Columns
Onderstaande columns zijn allemaal geschreven door Annette Nobuntu Mul en gepubliceerd in Tijdschrijft The Optimist.
Droombeeld
‘Wat wil je later worden als je groot bent?’ Wie
 kreeg als kind die vraag niet? Gevolgd door een
 bijbehorende wens, verbeelding en gevoelens. Wij
 – Nederlandse naoorlogse kinderen en pre-millenials
 – creëerden een droombeeld. Een toekomst,
 die vanuit vrijheid en een wereld van ongeremde
 mogelijkheden ingevuld werd. We wilden stervoetballer
 worden, piloot of schooljuf, brandweerman
 of dokter. En hoe onbetaalbaar fijn was het als ouders of
 andere invloedrijke opvoeders met ons mee fantaseerden
 over onze droom? Het ging erom dat wij
 in onze wensen, talenten en mogelijkheden gingen
 geloven. Een gouden, maar ook luxe combinatie
 van willen, kunnen en kansen, aangesterkt door
 een sterke verbeeldingskracht.
Harrie Jekkers zong het in 1994 al zo mooi: ‘Je
 moet vliegen in je dromen om later van de grond te
 kunnen komen.’ Ik vind het nog steeds een mooie
 variant op ‘als je altijd met beide benen op de grond
 blijft staan kom je nooit een stap verder’.
 Het liedje, de spreuken, de vragen en zinnen. Ze
 illustreren zo helder dat we allemaal perspectief
 nodig hebben om te kunnen leven. Een perspectief
 waarin we onszelf én onze volgende generaties kunnen
 zien in veiligheid. Erbij horend, en waarin we
 allemaal van betekenis kunnen zijn. Want een leven
 zonder perspectief en betekenis is leeg en een leven
 zonder erbij te horen is ondraaglijk.
‘Wie de jeugd heeft, heeft de toekomst’, is een
 bekend gezegde. Maar misschien wordt dit inmiddels
 te eenzijdig benadrukt met talenten (kunnen)

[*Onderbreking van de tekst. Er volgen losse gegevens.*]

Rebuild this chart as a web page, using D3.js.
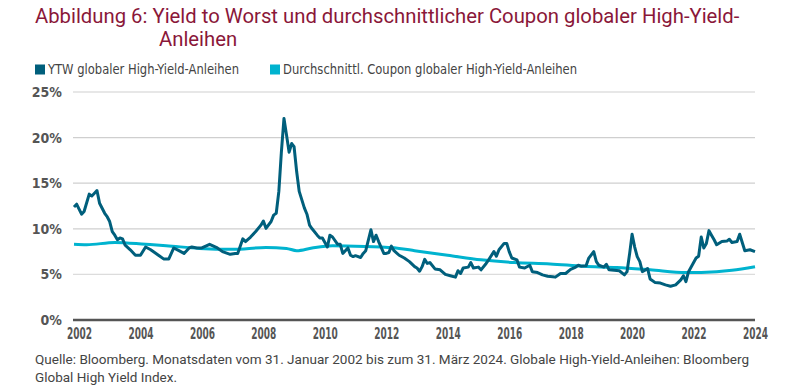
<!DOCTYPE html>
<html>
<head>
<meta charset="utf-8">
<script src="https://cdn.jsdelivr.net/npm/d3@7"></script>
<style>
  body { margin: 0; background: #fff; }
  svg { display: block; }
</style>
</head>
<body>
<svg id="chart" width="800" height="387"></svg>
<script>
// Yield to Worst, monthly readings (month, %)
const ytw = [
  ["2002-01", 12.4], ["2002-02", 12.7], ["2002-04", 11.6], ["2002-05", 11.9], ["2002-07", 13.8],
  ["2002-08", 13.6], ["2002-09", 13.9], ["2002-10", 14.2], ["2002-11", 12.8], ["2003-01", 11.7],
  ["2003-02", 11.3], ["2003-03", 10.8], ["2003-04", 9.7], ["2003-05", 9.3], ["2003-06", 8.8],
  ["2003-07", 9.0], ["2003-08", 8.9], ["2003-09", 8.2], ["2003-11", 7.7], ["2004-01", 7.1],
  ["2004-03", 7.1], ["2004-05", 8.0], ["2004-07", 7.7], ["2004-10", 7.1], ["2004-12", 6.7],
  ["2005-02", 6.7], ["2005-04", 7.9], ["2005-06", 7.6], ["2005-08", 7.3], ["2005-10", 7.9],
  ["2005-11", 8.0], ["2006-01", 7.9], ["2006-03", 7.9], ["2006-06", 8.3], ["2006-09", 7.9],
  ["2006-11", 7.5], ["2007-02", 7.2], ["2007-04", 7.3], ["2007-05", 7.3], ["2007-07", 8.9],
  ["2007-08", 8.6], ["2007-10", 9.1], ["2007-12", 9.7], ["2008-02", 10.4], ["2008-03", 10.85],
  ["2008-04", 10.05], ["2008-06", 10.8], ["2008-07", 11.5], ["2008-08", 11.7], ["2008-09", 14.1],
  ["2008-10", 18.4], ["2008-11", 22.1], ["2008-12", 20.3], ["2009-01", 18.4], ["2009-02", 19.35],
  ["2009-03", 19.0], ["2009-04", 16.25], ["2009-05", 14.1], ["2009-07", 12.3], ["2009-08", 11.6],
  ["2009-09", 10.4], ["2009-10", 10.0], ["2009-12", 9.3], ["2010-01", 9.0], ["2010-02", 9.0],
  ["2010-04", 8.0], ["2010-05", 9.3], ["2010-06", 9.1], ["2010-08", 8.3], ["2010-09", 8.3],
  ["2010-10", 7.3], ["2010-12", 7.9], ["2011-01", 7.1], ["2011-02", 6.95], ["2011-03", 7.05],
  ["2011-05", 6.85], ["2011-06", 7.3], ["2011-07", 7.6], ["2011-09", 9.9], ["2011-10", 8.6],
  ["2011-11", 9.3], ["2011-12", 8.6], ["2012-02", 7.3], ["2012-03", 7.3], ["2012-04", 7.4],
  ["2012-05", 8.1], ["2012-06", 7.6], ["2012-08", 7.1], ["2012-10", 6.8], ["2012-12", 6.4],
  ["2013-02", 5.85], ["2013-03", 5.7], ["2013-04", 5.35], ["2013-05", 5.85], ["2013-06", 6.65],
  ["2013-07", 6.2], ["2013-08", 6.3], ["2013-10", 5.6], ["2013-12", 5.5], ["2014-02", 5.0],
  ["2014-04", 4.85], ["2014-06", 4.7], ["2014-07", 5.4], ["2014-08", 5.1], ["2014-09", 5.7],
  ["2014-11", 5.8], ["2014-12", 6.3], ["2015-01", 5.7], ["2015-03", 5.8], ["2015-04", 5.5],
  ["2015-06", 6.2], ["2015-07", 6.6], ["2015-09", 7.5], ["2015-10", 7.0], ["2015-11", 7.7],
  ["2016-01", 8.4], ["2016-02", 8.4], ["2016-03", 7.5], ["2016-04", 6.8], ["2016-06", 6.6],
  ["2016-07", 5.8], ["2016-09", 5.7], ["2016-11", 6.0], ["2016-12", 5.3], ["2017-02", 5.2],
  ["2017-04", 4.95], ["2017-06", 4.8], ["2017-08", 4.75], ["2017-09", 4.7], ["2017-11", 5.1],
  ["2018-01", 5.1], ["2018-03", 5.55], ["2018-05", 5.8], ["2018-06", 6.0], ["2018-07", 5.9],
  ["2018-09", 5.95], ["2018-10", 6.75], ["2018-12", 7.5], ["2019-01", 6.4], ["2019-02", 6.0],
  ["2019-04", 5.8], ["2019-05", 6.1], ["2019-06", 5.5], ["2019-08", 5.45], ["2019-10", 5.4],
  ["2019-12", 4.95], ["2020-01", 5.3], ["2020-02", 7.3], ["2020-03", 9.4], ["2020-04", 8.0],
  ["2020-05", 6.95], ["2020-06", 6.4], ["2020-07", 5.3], ["2020-08", 5.45], ["2020-09", 5.65],
  ["2020-10", 4.5], ["2020-12", 4.1], ["2021-02", 4.05], ["2021-04", 3.85], ["2021-06", 3.7],
  ["2021-08", 3.85], ["2021-10", 4.4], ["2021-11", 4.85], ["2021-12", 4.2], ["2022-01", 5.3],
  ["2022-02", 5.8], ["2022-04", 6.8], ["2022-05", 7.0], ["2022-06", 9.1], ["2022-07", 7.9],
  ["2022-08", 8.4], ["2022-09", 9.8], ["2022-10", 9.3], ["2022-11", 8.8], ["2022-12", 8.25],
  ["2023-02", 8.6], ["2023-04", 8.65], ["2023-05", 8.85], ["2023-06", 8.5], ["2023-08", 8.6],
  ["2023-09", 9.4], ["2023-11", 7.6], ["2024-01", 7.7], ["2024-03", 7.5]
];

// average coupon, readings (month, %)
const coupon = [
  ["2002-01", 8.3], ["2002-06", 8.25], ["2003-05", 8.5], ["2004-05", 8.3], ["2005-01", 8.15],
  ["2006-02", 7.85], ["2007-03", 7.75], ["2008-04", 7.95], ["2008-12", 7.85], ["2009-04", 7.6],
  ["2009-10", 7.9], ["2010-06", 8.15], ["2011-07", 8.05], ["2012-08", 7.85], ["2013-02", 7.6],
  ["2013-07", 7.4], ["2014-03", 7.1], ["2015-04", 6.6], ["2016-05", 6.3], ["2017-07", 6.15],
  ["2018-08", 5.9], ["2019-09", 5.75], ["2020-10", 5.5], ["2021-12", 5.2], ["2022-12", 5.3],
  ["2023-06", 5.45], ["2024-03", 5.85]
];

const yearTicks = [2002, 2004, 2006, 2008, 2010, 2012, 2014, 2016, 2018, 2020, 2022, 2024];
const pctTicks = [0, 5, 10, 15, 20, 25];

const titleLines = ["Abbildung 6: Yield to Worst und durchschnittlicher Coupon globaler High-Yield-", "Anleihen"];
const legendItems = [
  { label: "YTW globaler High-Yield-Anleihen", color: "#005f7c" },
  { label: "Durchschnittl. Coupon globaler High-Yield-Anleihen", color: "#00b3cf" }
];
const sourceLines = [
  "Quelle: Bloomberg. Monatsdaten vom 31. Januar 2002 bis zum 31. März 2024. Globale High-Yield-Anleihen: Bloomberg",
  "Global High Yield Index."
];

const svg = d3.select("#chart");
const parse = d3.timeParse("%Y-%m");
const narrow = "'Liberation Sans Narrow', 'DejaVu Sans Condensed', Roboto, sans-serif";

const margin = { left: 74, right: 45, top: 92, bottom: 67 };
const W = 800, H = 387;

const x = d3.scaleTime()
  .domain([parse("2002-01"), parse("2024-03")])
  .range([margin.left, W - margin.right]);
const y = d3.scaleLinear()
  .domain([0, 25])
  .range([H - margin.bottom, margin.top]);

// title
svg.append("text")
  .attr("x", 35).attr("y", 23)
  .attr("fill", "#8a1739")
  .style("font-family", "Roboto, sans-serif")
  .style("font-size", "20.3px")
  .text(titleLines[0]);
svg.append("text")
  .attr("x", 159).attr("y", 46)
  .attr("fill", "#8a1739")
  .style("font-family", "Roboto, sans-serif")
  .style("font-size", "20.3px")
  .text(titleLines[1]);

// legend
const legX = [35, 270];
const legW = [191, 294];
legendItems.forEach((d, i) => {
  svg.append("rect")
    .attr("x", legX[i]).attr("y", 64.5)
    .attr("width", 10).attr("height", 10)
    .attr("fill", d.color);
  svg.append("text")
    .attr("x", legX[i] + 13).attr("y", 74)
    .attr("fill", "#444")
    .attr("textLength", legW[i])
    .attr("lengthAdjust", "spacingAndGlyphs")
    .style("font-family", narrow)
    .style("font-size", "14px")
    .text(d.label);
});

// grid
svg.append("g")
  .selectAll("line")
  .data(pctTicks.filter(d => d > 0))
  .join("line")
  .attr("x1", margin.left - 1).attr("x2", W - margin.right)
  .attr("y1", d => y(d)).attr("y2", d => y(d))
  .attr("stroke", d => (d === 5 ? "#dcdcdc" : "#cfcfcf"))
  .attr("stroke-width", 1.2);

// y labels
svg.append("g")
  .selectAll("text")
  .data(pctTicks)
  .join("text")
  .attr("x", 62)
  .attr("y", d => y(d))
  .attr("dy", "0.35em")
  .attr("text-anchor", "end")
  .attr("fill", "#555")
  .style("font-family", narrow)
  .style("font-size", "14px")
  .style("font-weight", "bold")
  .text(d => d + "%");

// x axis
const xAxis = d3.axisBottom(x)
  .tickValues(yearTicks.map(yr => new Date(yr, 0, 1)))
  .tickFormat(d3.timeFormat("%Y"))
  .tickSize(0)
  .tickPadding(8);
const gx = svg.append("g")
  .attr("transform", `translate(0,${y(0)})`)
  .call(xAxis);
gx.select(".domain")
  .attr("d", `M${margin.left - 1},0H${W - margin.right}`)
  .attr("stroke", "#555")
  .attr("stroke-width", 2.5);
gx.selectAll("text")
  .attr("dx", 5)
  .attr("fill", "#555")
  .attr("textLength", 25)
  .attr("lengthAdjust", "spacingAndGlyphs")
  .style("font-family", narrow)
  .style("font-size", "15px")
  .style("font-weight", "bold");

// lines
const line = d3.line()
  .x(d => x(parse(d[0])))
  .y(d => y(d[1]));

svg.append("path")
  .datum(coupon)
  .attr("fill", "none")
  .attr("stroke", legendItems[1].color)
  .attr("stroke-width", 3)
  .attr("stroke-linejoin", "round")
  .attr("d", line.curve(d3.curveMonotoneX));

svg.append("path")
  .datum(ytw)
  .attr("fill", "none")
  .attr("stroke", legendItems[0].color)
  .attr("stroke-width", 3)
  .attr("stroke-linejoin", "round")
  .attr("d", line.curve(d3.curveLinear));

// source
sourceLines.forEach((t, i) => {
  const el = svg.append("text")
    .attr("x", 35).attr("y", 364 + i * 18)
    .attr("fill", "#444")
    .style("font-family", "Roboto, sans-serif")
    .style("font-size", "13.5px")
    .text(t);
  if (i === 0) el.attr("textLength", 714).attr("lengthAdjust", "spacingAndGlyphs");
});
</script>
</body>
</html>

 en motivatie (willen) van de jeugd, in plaats van
 de huidige omstandigheden te belichten. Kansen
 staan onder druk en toekomstperspectieven die wij
 hen nalaten zijn zorgwekkend: een fundamentele
 humanitaire en economische ongelijkheid, landen
 in oorlog en een zeer bedreigde aarde door klimaat-
 verandering en afnemende biodiversiteit. En zelfs
 dan houdt ons nalatenschap nog niet op. Want
 op mondiaal niveau hebben onze voorouders in
 koloniaal opzicht ‘het zuiden’ uitgebuit, net zoals
 wij nu de aarde nog steeds uitbuiten.
 Hoe diep zijn wij gezonken als we vluchtelingen,
 die de gevolgen van onze intergenerationele uitbuiting
 willen ontvluchten, nu laten verdrinken?
'Welke voorouder wil ik zijn?'
De primaire vraag ‘wat wil je later worden?’ zal
 meer en meer vervangen moeten gaan worden door
 een basaler ‘waar wil en kun je veilig zijn?’. En het
 antwoord ligt zeker niet alleen bij de jeugd, maar
 allereerst bij ons: ouders, groot- en overgrootouders.
 Wil het gezegde ‘wie de jeugd heeft, heeft de
 toekomst’ nog toekomst hebben, staat nu dé cruciale
 vraag centraal ‘welke voorouder wil ik zijn?’.
In de transitie van ‘wat wil ik worden?’ naar
 ‘welke voorouder wil ik zijn?’, is het tegelijkertijd
 noodzakelijk dat we onze kinderen, in opvoeding
 en educatie gaan meenemen in een ander mens- en
 wereldbeeld. Niet de piramide van Maslow met
 zelfontplooiing als hoogste levensdoel zal het
 levensbaken zijn, maar een ‘Ubuntuïstische’ vulkaan,
 waarin we onze talenten, medemenselijkheid,
 compassie en solidariteit inzetten voor de wereld.
 Voor de toekomst van alle kinderen.
Maar voordat we dat kunnen, zullen wij als
 (groot)ouders eerst in alle nederigheid in de spiegel
 van het verleden moeten kijken. We zullen eerst
 moeten erkennen dat het neoliberale en kapitalistische
 systeem ecologisch en humanitair misdadig
 uit de hand is gelopen. Pas dan mogen we dankbaar
 zijn als we nog de kans krijgen om op een rechtvaardige,
 solidaire en verantwoordelijke manier
 bij te dragen aan het herstel van een inclusieve en
 duurzame wereld. Niet straks maar nú!